Lupé was thinking about Maria. Maria lived down the path from Lupé. She walked by the lower part of his yard every morning about 7:00 AM. She worked at the small tortilla shop on the main block in town. Tortillas were one thing the little rancho made that could always be counted on to produce an income for those who worked there. It wasn’t a big income, but any income in this rancho was a good income. The money is why he thought of Maria. She hadn’t been going to work.
Lupé thought maybe her hours changed when he stopped seeing her walk to work. Lupé began to notice a few strangers walk from the main road down the path toward Maria’s house after a few weeks. By the time he identified the strangers as a doctor and a few family members the rumors about Maria had spread. Some said she had cancer. Others said she had fallen prey to demons. Others say a curse had been cast.

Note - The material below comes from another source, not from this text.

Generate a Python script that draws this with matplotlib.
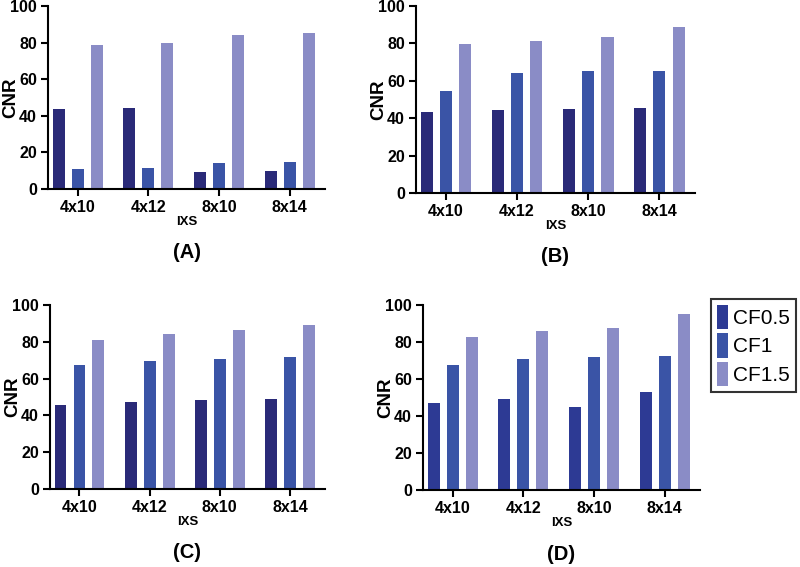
import matplotlib

matplotlib.use("Agg")
import matplotlib.pyplot as plt  # noqa: E402
from matplotlib.patches import Patch  # noqa: E402
import numpy as np  # noqa: E402

FONT = "Liberation Sans"
plt.rcParams["font.family"] = FONT

CATEGORIES = ["4x10", "4x12", "8x10", "8x14"]
SERIES = ["CF0.5", "CF1", "CF1.5"]
COLORS = ["#2a2a78", "#3a54a6", "#8a8cc6"]

# values per panel, one list per series
PANEL_A = [[43.5, 44.5, 9.1, 9.6], [10.9, 11.6, 14.1, 14.7], [78.6, 79.7, 84.2, 85.5]]
PANEL_B = [[43.4, 44.6, 45.0, 45.5], [54.3, 64.1, 65.0, 65.5], [79.5, 81.1, 83.6, 88.8]]
PANEL_C = [[45.5, 47.5, 48.2, 48.7], [67.2, 69.4, 70.7, 71.7], [81.2, 84.4, 86.2, 89.1]]
PANEL_D = [[46.8, 49.0, 44.9, 53.2], [67.7, 71.0, 71.9, 72.6], [82.9, 85.9, 87.4, 95.0]]

W, H = 800, 567

# (data, label, left, right, top, bottom) in pixels
PANELS = [
    (PANEL_A, "(A)", 48, 325, 6, 189),
    (PANEL_B, "(B)", 416, 695, 6, 193),
    (PANEL_C, "(C)", 50, 325, 305, 489),
    (PANEL_D, "(D)", 423, 700, 305, 490),
]


def draw_panel(fig, data, label, left, right, top, bottom, dark):
    ax = fig.add_axes([left / W, 1 - bottom / H, (right - left) / W, (bottom - top) / H])
    x = np.arange(len(CATEGORIES))
    width = 0.17
    offsets = [-0.27, 0.0, 0.27]
    colors = list(COLORS)
    if not dark:
        colors[0] = "#2d3a94"
    for values, off, color in zip(data, offsets, colors):
        ax.bar(x + off, values, width=width, color=color, edgecolor="none")
    ax.set_xlim(-0.42, len(CATEGORIES) - 0.5)
    ax.set_ylim(0, 100)
    ax.set_yticks([0, 20, 40, 60, 80, 100])
    ax.set_yticklabels(["0", "20", "40", "60", "80", "100"],
                       family=FONT, fontweight="bold", fontsize=11.5)
    ax.set_xticks(x)
    ax.set_xticklabels(CATEGORIES, family=FONT, fontweight="bold", fontsize=11.5)
    for side in ("top", "right"):
        ax.spines[side].set_visible(False)
    for side in ("left", "bottom"):
        ax.spines[side].set_linewidth(1.5)
    ax.tick_params(axis="both", width=1.5, length=5, pad=3)

    mid_y = 1 - (top + bottom) / 2 / H
    fig.text((left - 37) / W, mid_y, "CNR", rotation=90, ha="center", va="center",
             family=FONT, fontsize=13.5, fontweight="bold")
    mid_x = (left + right) / 2 / W
    fig.text(mid_x, 1 - (bottom + 33) / H, "IXS", ha="center", va="center",
             family=FONT, fontsize=9.5, fontweight="bold")
    fig.text(mid_x, 1 - (bottom + 64) / H, label, ha="center", va="center",
             family=FONT, fontsize=14.5, fontweight="bold")
    return ax


fig = plt.figure(figsize=(8, 5.67), dpi=100)

for i, (data, label, left, right, top, bottom) in enumerate(PANELS):
    draw_panel(fig, data, label, left, right, top, bottom, dark=(i < 3))

handles = [Patch(facecolor=c, edgecolor="none") for c in ["#2d3a94", COLORS[1], COLORS[2]]]
leg = fig.legend(
    handles, SERIES,
    loc="upper left",
    bbox_to_anchor=(711 / W, 1 - 299 / H),
    prop={"family": FONT, "weight": "normal", "size": 15},
    frameon=True,
    fancybox=False,
    handlelength=0.5,
    handleheight=1.4,
    handletextpad=0.25,
    labelspacing=0.2,
    borderpad=0.3,
    borderaxespad=0,
)
leg.get_frame().set_edgecolor("black")
leg.get_frame().set_linewidth(1.5)

fig.savefig("out.png", dpi=100)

Whatever the story was about Maria’s illness, he was shocked to see the doctor and Maria’s husband help her out to the main road. She was so thin. Lupé didn’t recognize her. She’d always been a pudgy, matronly figure. Now her dress hung on her. There was a man on each of her arm directing her down the path to her husband’s truck. Finally, her husband had to pick her up and carry her the remaining distance to the truck. She placed her head against his chest and almost disappeared in his arms.
Even though he wasn’t religious, Lupé crossed himself. He heard his mother’s voice say a prayer as she too watched with concern as this shell of a woman walk down the path.
“She doesn’t look good,” Lupé said to his mother.
“She is dying,” his mother said.
“How do you know that mother?” Lupé asked.
“I just do,” she said. “Old women know these things. As you get close to death, you recognize your fellow travelers.”
“Mother,” he said. “Be quiet, you will live to be a hundred.”
“That is not far off my dear,” his mother said.
Lupé knew his mother was right about her age and time on this Earth. He shuddered at the thought of having to care for his brother alone.
“Are you scared of dying mother?” The question came as a shock to both of them. Lupé was not one to ask probing questions and his mother was not one to dwell on her own mortality, even though it consumed most of her thinking.
“I’m not scared of dying, mijo” she said with assurity. “Being dead will be good.”
“Good?” he asked with some alarm in his voice.
“Yes,” she said with simplicity. “I’m tired.”
Lupé ignored the response.
The truck with Maria and her husband sputtered to life. He heard it complain as it chugged uphill the two blocks until he could turn left and descend the long road down the mountain.
“We will not see Maria again,” his mother said.
“How do you know that?” Lupé snapped.
“She told me,” his mother said matter-of-factly.
“When did she tell you this?” he said slowly, watching his mother at the stove.
“Just now,” she said.
The hair on Lupé’s arms tingled. “What do you mean, ‘just now’?”
“Just now on the way down the road. In the truck,” she said softly.
Lupé didn’t know what to say.
“Being dead isn’t the end, mijo,” she said. “She’s free now. She’s home.”
“But how do you know?” Lupé asked a bit at a loss for words.
“My dear boy,” his mother said, still stirring the beans and lard. “I am near that occasion myself, and as you get closer you see things and hear things from beyond the veil.”
Lupé stood there consuming what his mother had said.
The banda music in town stopped, almost as if to give him time to digest what his mother had said. The silence rang through the streets in the absence of the music. The wind came down from the mountain, warm and humid. His mother turned her head into the breeze.
“Adios, Maria…mi amiga. Vaya con Dios,” his mother whispered to the wind.